I've been having trouble with switch1 (a MS120-8P) where it would randomly go offline following a software upgrade (switch would upgrade, come back online, then die 10-20ish or so minutes later), so support RMA'ed the switch. The replacement had been working fine until I realized the IGMP querier wasn't configured on the replacement. So, I reconfigured the IGMP querier. I've got 5 VLANs (1,10,20,30,40) so I enabled it on all five. 18 minutes after the configuration change was made the switch stopped forwarding traffic. A few minutes after that, it rebooted itself. This is the EXACT behavior of the switch that was RMA'ed. Has anyone had any trouble with the IGMP querier running on the MS120? I'm running 12.27 on the switches. For what its worth, switch1 is the STP root (priority 0) and switches 2 and 3 are priority 4096. There are no cabling loops in the network. I have a new case open with support with this new detail (enabling the querier killed it), but I thought I'd ask here too.
Replying to my own thread here. I've dug further into the surrounding evidence and it appears to enabling the IGMP querier for the first time on an MS120-8 switch is hosing up its control plane. Specifically:
1. The Dashboard reports "No Connectivity" for this switch when the problem occurs. This is an incorrect status as the MX67 which sits in front of the switch does not report the same. I believe "No Connectivity" is shown here because the control plane of the switch stops working. This makes it unable to properly send and/or respond to keepalives or heartbeats across its mtunnel to the Meraki Dashboard.
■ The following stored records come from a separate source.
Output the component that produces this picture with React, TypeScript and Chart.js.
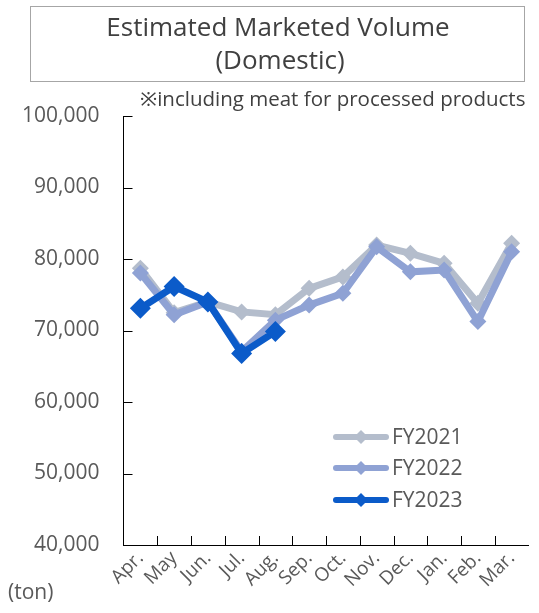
import React, { useEffect, useRef } from "react";
import { Chart, registerables } from "chart.js";

Chart.register(...registerables);

const months = ["Apr.", "May", "Jun.", "Jul.", "Aug.", "Sep.", "Oct.", "Nov.", "Dec.", "Jan.", "Feb.", "Mar."];
const fy2021 = [78700, 72500, 74000, 72600, 72200, 75900, 77500, 81950, 80800, 79400, 73800, 82200];
const fy2022 = [78050, 72200, 74000, 67050, 71450, 73550, 75200, 81700, 78200, 78450, 71250, 81000];
const fy2023 = [73100, 76150, 74000, 66800, 69850];
const seriesNames = ["FY2021", "FY2022", "FY2023"];
const seriesColors = ["#b4bdcc", "#8fa2d4", "#0b5bc9"];
const yTicks = [40000, 50000, 60000, 70000, 80000, 90000, 100000];

const FONT = "'Open Sans', 'Noto Sans', sans-serif";

const innerTicks = {
  id: "innerTicks",
  afterDraw(chart: any) {
    const ctx = chart.ctx;
    const area = chart.chartArea;
    const x = chart.scales.x;
    const y = chart.scales.y;
    ctx.save();
    ctx.strokeStyle = "#000";
    ctx.lineWidth = 1;
    ctx.beginPath();
    yTicks.forEach((v) => {
      const py = Math.round(y.getPixelForValue(v)) + 0.5;
      ctx.moveTo(area.left, py);
      ctx.lineTo(area.left + 9, py);
    });
    const n = months.length;
    for (let i = 1; i < n; i++) {
      const px = Math.round((x.getPixelForValue(i - 1) + x.getPixelForValue(i)) / 2) + 0.5;
      ctx.moveTo(px, area.bottom);
      ctx.lineTo(px, area.bottom - 9);
    }
    ctx.stroke();

    // legend
    const rows = [437, 468, 500];
    seriesNames.forEach((name, i) => {
      const cy = rows[i];
      ctx.strokeStyle = seriesColors[i];
      ctx.lineWidth = 6;
      ctx.lineCap = "round";
      ctx.beginPath();
      ctx.moveTo(336, cy);
      ctx.lineTo(386, cy);
      ctx.stroke();
      ctx.fillStyle = seriesColors[i];
      ctx.beginPath();
      const r = 7;
      ctx.moveTo(361, cy - r);
      ctx.lineTo(361 + r, cy);
      ctx.lineTo(361, cy + r);
      ctx.lineTo(361 - r, cy);
      ctx.closePath();
      ctx.fill();
      ctx.fillStyle = "#595959";
      ctx.font = `21px ${FONT}`;
      ctx.textBaseline = "middle";
      ctx.textAlign = "left";
      ctx.fillText(name, 392, cy + 1);
    });
    ctx.restore();
  },
};

export default function App() {
  const ref = useRef<HTMLCanvasElement | null>(null);

  useEffect(() => {
    document.body.style.margin = "0";
    const canvas = ref.current!;
    const mk = (i: number, data: number[], radius: number, order: number) => ({
      label: seriesNames[i],
      data,
      borderColor: seriesColors[i],
      backgroundColor: seriesColors[i],
      borderWidth: 7,
      pointStyle: "rectRot",
      pointRadius: radius,
      pointBorderWidth: 0,
      pointBackgroundColor: seriesColors[i],
      tension: 0,
      order,
    });
    const chart = new Chart(canvas, {
      type: "line",
      data: {
        labels: months,
        datasets: [mk(0, fy2021, 8.5, 3), mk(1, fy2022, 8.5, 2), mk(2, fy2023, 10.5, 1)] as any,
      },
      plugins: [innerTicks],
      options: {
        animation: false,
        responsive: false,
        maintainAspectRatio: false,
        layout: { padding: { top: 116, right: 0, left: 0, bottom: 0 } },
        plugins: { legend: { display: false }, tooltip: { enabled: false }, title: { display: false } },
        scales: {
          x: {
            type: "category",
            offset: true,
            grid: { display: false, drawTicks: false },
            border: { display: true, color: "#000", width: 1 },
            ticks: {
              color: "#595959",
              font: { family: FONT, size: 19 },
              minRotation: 45,
              maxRotation: 45,
              padding: 2,
              autoSkip: false,
            },
            afterFit: (s: any) => {
              s.height = 68;
            },
          },
          y: {
            min: 40000,
            max: 100000,
            grid: { display: false, drawTicks: false },
            border: { display: true, color: "#000", width: 1 },
            ticks: {
              stepSize: 10000,
              color: "#595959",
              font: { family: FONT, size: 21 },
              padding: 24,
              callback: (v: any) => Number(v).toLocaleString("en-US"),
            },
            afterFit: (s: any) => {
              s.width = 123.5;
            },
          },
        },
      },
    });
    return () => chart.destroy();
  }, []);

  return (
    <div style={{ position: "relative", width: 539, height: 613, fontFamily: FONT }}>
      <canvas ref={ref} width={539} height={613} style={{ position: "absolute", left: 0, top: 0 }} />
      <div
        style={{
          position: "absolute",
          left: 30,
          top: 6,
          width: 495,
          height: 76,
          border: "1px solid #a6a6a6",
          boxSizing: "border-box",
        }}
      />
      <div style={{ position: "absolute", left: 97, top: 10, width: 362, textAlign: "center", fontSize: 26, color: "#404040", lineHeight: "32px", whiteSpace: "nowrap" }}>
        Estimated Marketed Volume
      </div>
      <div style={{ position: "absolute", left: 210, top: 43, width: 140, textAlign: "center", fontSize: 26, color: "#404040", lineHeight: "32px", whiteSpace: "nowrap" }}>
        (Domestic)
      </div>
      <div style={{ position: "absolute", left: 140, top: 85, fontSize: 20.5, color: "#404040", lineHeight: "26px", whiteSpace: "nowrap" }}>
        ※including meat for processed products
      </div>
      <div style={{ position: "absolute", left: 8, top: 577, fontSize: 21, color: "#595959", lineHeight: "28px", whiteSpace: "nowrap" }}>
        (ton)
      </div>
    </div>
  );
}
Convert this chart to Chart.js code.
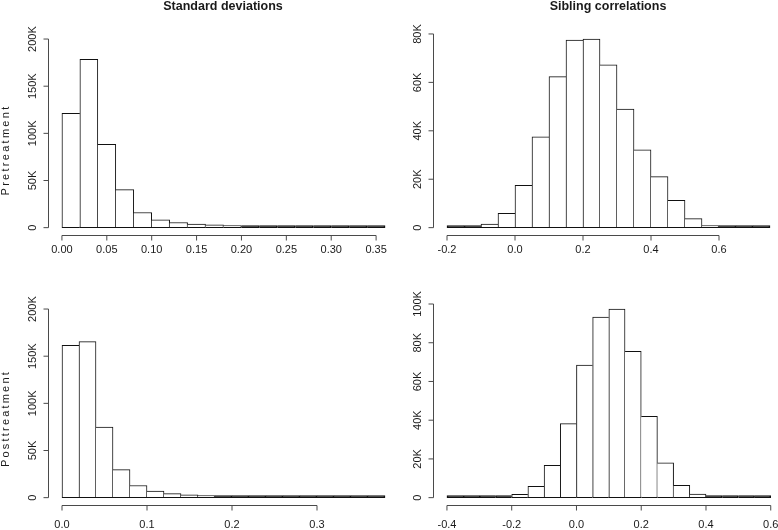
<!DOCTYPE html>
<html>
<head>
<meta charset="utf-8">
<script src="https://cdn.jsdelivr.net/npm/chart.js@4"></script>
<style>
  html, body { margin: 0; padding: 0; background: #fff; overflow: hidden; }
  body { width: 778px; height: 530px; position: relative; }
  canvas { position: absolute; left: 0; top: 0; }
</style>
</head>
<body>
<canvas id="sdPre" width="790" height="530"></canvas>
<canvas id="corPre" width="790" height="530"></canvas>
<canvas id="sdPost" width="790" height="530"></canvas>
<canvas id="corPost" width="790" height="530"></canvas>
<script>
// histogram bins (lower edges) and counts
const sdBinWidth = 0.02;
const corBinWidth = 0.05;

const sdPreBins = [0.00, 0.02, 0.04, 0.06, 0.08, 0.10, 0.12, 0.14, 0.16, 0.18, 0.20, 0.22, 0.24, 0.26, 0.28, 0.30, 0.32, 0.34];
const sdPreCounts = [121300, 178500, 88400, 40300, 16100, 8200, 5500, 3900, 2900, 1800, 800, 500, 300, 200, 150, 100, 80, 50];

const sdPostBins = [0.00, 0.02, 0.04, 0.06, 0.08, 0.10, 0.12, 0.14, 0.16, 0.18, 0.20, 0.22, 0.24, 0.26, 0.28, 0.30, 0.32, 0.34, 0.36];
const sdPostCounts = [161600, 165400, 74800, 29700, 12900, 6900, 4200, 2900, 1800, 800, 500, 300, 200, 150, 100, 80, 60, 40, 30];

const corPreBins = [-0.20, -0.15, -0.10, -0.05, 0.00, 0.05, 0.10, 0.15, 0.20, 0.25, 0.30, 0.35, 0.40, 0.45, 0.50, 0.55, 0.60, 0.65, 0.70];
const corPreCounts = [200, 400, 1500, 5900, 17500, 37500, 62400, 77500, 77900, 67200, 49000, 32100, 21100, 11300, 3700, 700, 200, 100, 50];

const corPostBins = [-0.40, -0.35, -0.30, -0.25, -0.20, -0.15, -0.10, -0.05, 0.00, 0.05, 0.10, 0.15, 0.20, 0.25, 0.30, 0.35, 0.40, 0.45, 0.50, 0.55];
const corPostCounts = [100, 100, 200, 400, 1700, 5800, 16700, 38200, 68500, 93300, 97400, 75600, 42000, 18000, 6400, 1900, 400, 200, 100, 50];

// axis ticks
const sdPreXTicks = [0, 0.05, 0.10, 0.15, 0.20, 0.25, 0.30, 0.35];
const sdPostXTicks = [0, 0.1, 0.2, 0.3];
const corPreXTicks = [-0.2, 0, 0.2, 0.4, 0.6];
const corPostXTicks = [-0.4, -0.2, 0, 0.2, 0.4, 0.6];
const sdYTicks = [0, 50000, 100000, 150000, 200000];
const corPreYTicks = [0, 20000, 40000, 60000, 80000];
const corPostYTicks = [0, 20000, 40000, 60000, 80000, 100000];

const W = 790, H = 530;
const FONT = '"Liberation Sans", Arial, Helvetica, sans-serif';

const kfmt = v => v === 0 ? '0' : (v / 1000) + 'K';

// R-style detached axes, drawn from the chart's own scales
const rAxes = {
  id: 'rAxes',
  afterDraw(chart, args, o) {
    const {ctx, chartArea: a, scales: {x, y}} = chart;
    ctx.save();
    ctx.strokeStyle = '#4a4a4a';
    ctx.lineWidth = 1;
    ctx.fillStyle = '#1a1a1a';

    // x axis
    const yb = Math.round(a.bottom) + 0.5;
    const xs = o.xTicks.map(v => x.getPixelForValue(v));
    ctx.beginPath();
    ctx.moveTo(xs[0], yb);
    ctx.lineTo(xs[xs.length - 1], yb);
    xs.forEach(px => { ctx.moveTo(px, yb); ctx.lineTo(px, yb + 5); });
    ctx.stroke();
    ctx.font = '11px ' + FONT;
    ctx.textAlign = 'center';
    ctx.textBaseline = 'alphabetic';
    o.xTicks.forEach((v, i) => ctx.fillText(v.toFixed(o.xDigits), xs[i], a.bottom + o.xLabelGap));

    // y axis
    const xl = Math.round(a.left) - 0.5;
    const ys = o.yTicks.map(v => y.getPixelForValue(v));
    ctx.beginPath();
    ctx.moveTo(xl, ys[0]);
    ctx.lineTo(xl, ys[ys.length - 1]);
    ys.forEach(py => { ctx.moveTo(xl, py); ctx.lineTo(xl - 5, py); });
    ctx.stroke();
    o.yTicks.forEach((v, i) => {
      ctx.save();
      ctx.translate(a.left - 13.5, ys[i]);
      ctx.rotate(-Math.PI / 2);
      ctx.fillText(kfmt(v), 0, 0);
      ctx.restore();
    });

    // title
    if (o.title) {
      ctx.font = 'bold 12.5px ' + FONT;
      ctx.fillText(o.title, o.titleX, 10);
    }
    // row label, letter-spaced like the original
    if (o.rowLabel) {
      ctx.font = '11px ' + FONT;
      const w = ctx.measureText(o.rowLabel).width;
      ctx.save();
      ctx.translate(9, o.rowLabelY);
      ctx.rotate(-Math.PI / 2);
      if ('letterSpacing' in ctx) {
        ctx.letterSpacing = ((o.rowLabelLen - w) / o.rowLabel.length).toFixed(2) + 'px';
      } else {
        ctx.scale(o.rowLabelLen / w, 1);
      }
      ctx.fillText(o.rowLabel, 0, 0);
      ctx.restore();
    }
    ctx.restore();
  }
};

function histogram(id, bins, width, counts, box, yTop, axes) {
  const lo = bins[0], hi = bins[bins.length - 1] + width;
  const xPad = 0.04 * (hi - lo);
  const yPad = 0.04 * yTop;
  const last = counts.length - 1;
  // each shared edge is drawn once, by the taller neighbour
  const edges = c => {
    const i = c.dataIndex;
    return {
      top: 1,
      bottom: 1,
      left: (i === 0 || counts[i] >= counts[i - 1]) ? 1 : 0,
      right: (i === last || counts[i] > counts[i + 1]) ? 1 : 0
    };
  };
  new Chart(document.getElementById(id), {
    type: 'bar',
    data: {
      datasets: [{
        data: bins.map((b, i) => ({x: b + width / 2, y: counts[i]})),
        // near-empty bins collapse to a dark line along the base, as in R
        backgroundColor: c => counts[c.dataIndex] < 0.006 * yTop ? '#222222' : '#ffffff',
        borderColor: '#111111',
        borderSkipped: false,
        borderWidth: edges,
        minBarLength: 2,
        barPercentage: 1,
        categoryPercentage: 1
      }]
    },
    options: {
      responsive: false,
      animation: false,
      events: [],
      layout: {padding: {left: box.l, right: W - box.r, top: box.t, bottom: H - box.b}},
      scales: {
        x: {type: 'linear', display: false, offset: false, min: lo - xPad, max: hi + xPad},
        y: {display: false, min: -yPad, max: yTop + yPad}
      },
      plugins: {legend: {display: false}, tooltip: {enabled: false}, rAxes: axes}
    },
    plugins: [rAxes]
  });
}

const topRow = {t: 31.5, b: 235.2};
const botRow = {t: 301.5, b: 505.2};

histogram('sdPre', sdPreBins, sdBinWidth, sdPreCounts, {l: 49, r: 398, ...topRow}, 200000, {
  xTicks: sdPreXTicks, xDigits: 2, xLabelGap: 18, yTicks: sdYTicks,
  title: 'Standard deviations', titleX: 223, rowLabel: 'Pretreatment', rowLabelY: 150, rowLabelLen: 91
});
histogram('corPre', corPreBins, corBinWidth, corPreCounts, {l: 434.08, r: 782.92, ...topRow}, Math.max(...corPreCounts), {
  xTicks: corPreXTicks, xDigits: 1, xLabelGap: 18, yTicks: corPreYTicks,
  title: 'Sibling correlations', titleX: 608
});
histogram('sdPost', sdPostBins, sdBinWidth, sdPostCounts, {l: 49.08, r: 397.92, ...botRow}, 200000, {
  xTicks: sdPostXTicks, xDigits: 1, xLabelGap: 23, yTicks: sdYTicks,
  rowLabel: 'Posttreatment', rowLabelY: 418.5, rowLabelLen: 97
});
histogram('corPost', corPostBins, corBinWidth, corPostCounts, {l: 434, r: 783.7, ...botRow}, Math.max(...corPostCounts), {
  xTicks: corPostXTicks, xDigits: 1, xLabelGap: 23, yTicks: corPostYTicks
});
</script>
</body>
</html>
2. Once this problem occurs, DNS is no longer able to traverse the switch. I believe this is because the switch does some form of DNS snooping so that it can intercept queries to "switch.meraki.com" to be able to display the local status page. With the control plane jammed up/broken this DNS snooping fails. This is supported by the Dashboard status for all Meraki devices BEHIND this switch reporting "DNS Problem" during the same time period. I've also taken packet captures from the DNS server in the network at the same time and observed no incoming DNS requests.
3. There is a spanning tree topology change when this issue occurs. The other two switches in the network, which are only connected to this problematic switch, change from root ports to designated ports (as shown in the event log during the issue). This should not happen. I have specific spanning-tree priorities configured. This problematic switch should ALWAYS be the root switch. Spanning tree is a control plane process. When the control plane fails, spanning tree will also.
4. ICMP and SSH through traffic does traverse the switch during the issue. Presumably this type of traffic doesn't require any control plane processing so it is switched in hardware, as expected.
5. I suspect the unexpected reboot of the switch is because the platform watchdog timer embedded in the switch isn't being serviced because the control plane is hosed up. Once the control plane stops processing any traffic from the network I assume it also stops processing/servicing the watchdog as well. Based on the timing of events I suspect the watchdog timer is around 10 minutes.
6. I suspect other functions that require control plane processing are also failing though I haven't captured any data yet to be sure. DHCP (because of DHCP snooping), LLDP transmission, and the IGMP querier itself are probably also impacted by this when the control plane locks up.
For whatever reason the initialization of the IGMP Querier feature is locking/hosing up the switch's control plane. Unfortunately I don't have access to any platform logs so I can't tell if this is a CPUHOG issue, an input queue wedge, or something else bizarre.
Replying to my own thread, again. I ran an additional test. I deleted and reconfigured the IGMP querier on another switch in the network. The same problem happened, 18 minutes after the IGMP querier was configured. During the test I ran a packet capture on a span port of the switch's uplink port. At the 18 minute mark five different control plane flows from the switch stopped responding:
1. A mtunnel link to the Dashboard went from a two-way traffic flow to one-way, with only traffic from the Dashboard being observed.
2. The second mtunnel link to the Dashboard went from a two-way traffic flow to one-way, with only traffic from the Dashboard being observed.
3. ICMP ping requests from my laptop to the switch started failing.
4. LLDP broadcasts from the switch stopped.
5. IGMP queries from the switch stopped.
All five of these flows stopped with 4 seconds of each other. The switch rebooted itself (presumably because the watchdog timer expired) around 7 minutes later. I've passed this all along to Support via the case I have open.
Unfortunately, it isn't going well. I spent a good deal of time analyzing the packet captures trying to identify a problematic flow that might be causing the problem but wasn't able to find one. Support is asking to troubleshoot live over the phone, which is difficult for me to support because each time the switch goes out it takes the rest of my network with it. I'm not sure what they'd see from the "backend" as they call it because the entire switch control plane dies, it won't be talking to the backend once the problem happens.